Coastal path to Amsterdam ↑ all posts

Coastal path to Amsterdam

I thought that the national cycle network in the UK was pretty good until I rolled off the ferry at the Hook of Holland. The Dutch take cycling seriously: pretty much every road has a dedicated cycling lane, traffic lights have a smaller set of lights just for bikes (complete with a button on a post at cyclist height), and at many junctions and roundabouts cars actually have to give way to cyclists! It’s glorious.

I followed the North Sea long distance cycle route (Lange Fietsroute 1) from the ferry port up the coast. For the majority of this, the route is on a dedicated two lane cycle path, which weaves its way through tulip fields and sand dunes, far from any road.

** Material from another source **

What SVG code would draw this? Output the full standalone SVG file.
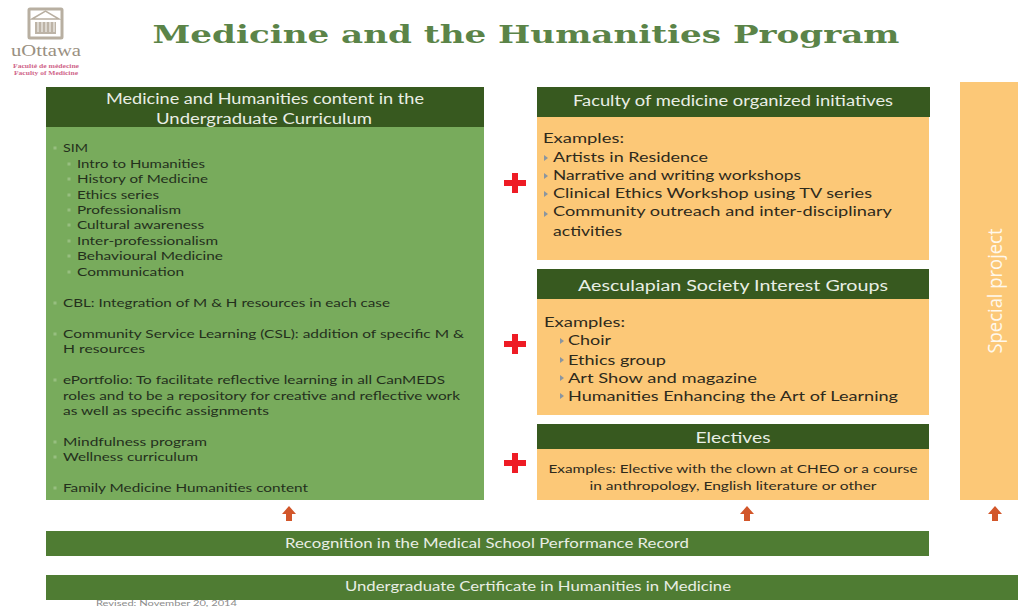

At Noorwijk, I nipped round some inconveniently placed barriers in the middle of the road and quickly noticed that not only were there no other cyclists, but the road was completely deserted. At least it was until an official looking chap ran out in front of me and signalled hurridly that I should get onto the pavement through a gap he had created in the fence (which was now lining both sides of the road). Almost as soon as I got off the road a safety car drove past, followed by maybe 100 sprinting cyclists. Looking in the direction they were headed I realised that I’d managed to stray onto the home straight of a local cycling event. I think I would have been at a distinct disadvantage with my luggage on the back, so it was probably best that they didn’t let me compete.

Amsterdam is beautiful, and freash, and bright in the springtime, the miles of canals lined with green trees and as I reached the centre of town it seemed the whole city was out on their bikes enjoying the sunshine. I’m not sure they were too impressed with my helmet and fluorescent jacket; not sure whether it’s safety in numbers, generally better cycling skills, higher awareness from drivers, or just that the Dutch are less interested in protecting themselves from danger! The guys on racing bikes out in the country did have helmets so I guess it’s just not seen as necessary when nipping round town.

I met up with Ed as his flat (unfortunately not pictured) just outside the main canal rings. After putting all my clothes in the machine for their weekly wash, I borrowed some of Ed’s so that we could head into the centre for some local beer and food. The meal wasn’t complete until we’d had Dutch waffles smothered in chocolate and strawberries at a nearby cafe, and we returned home content.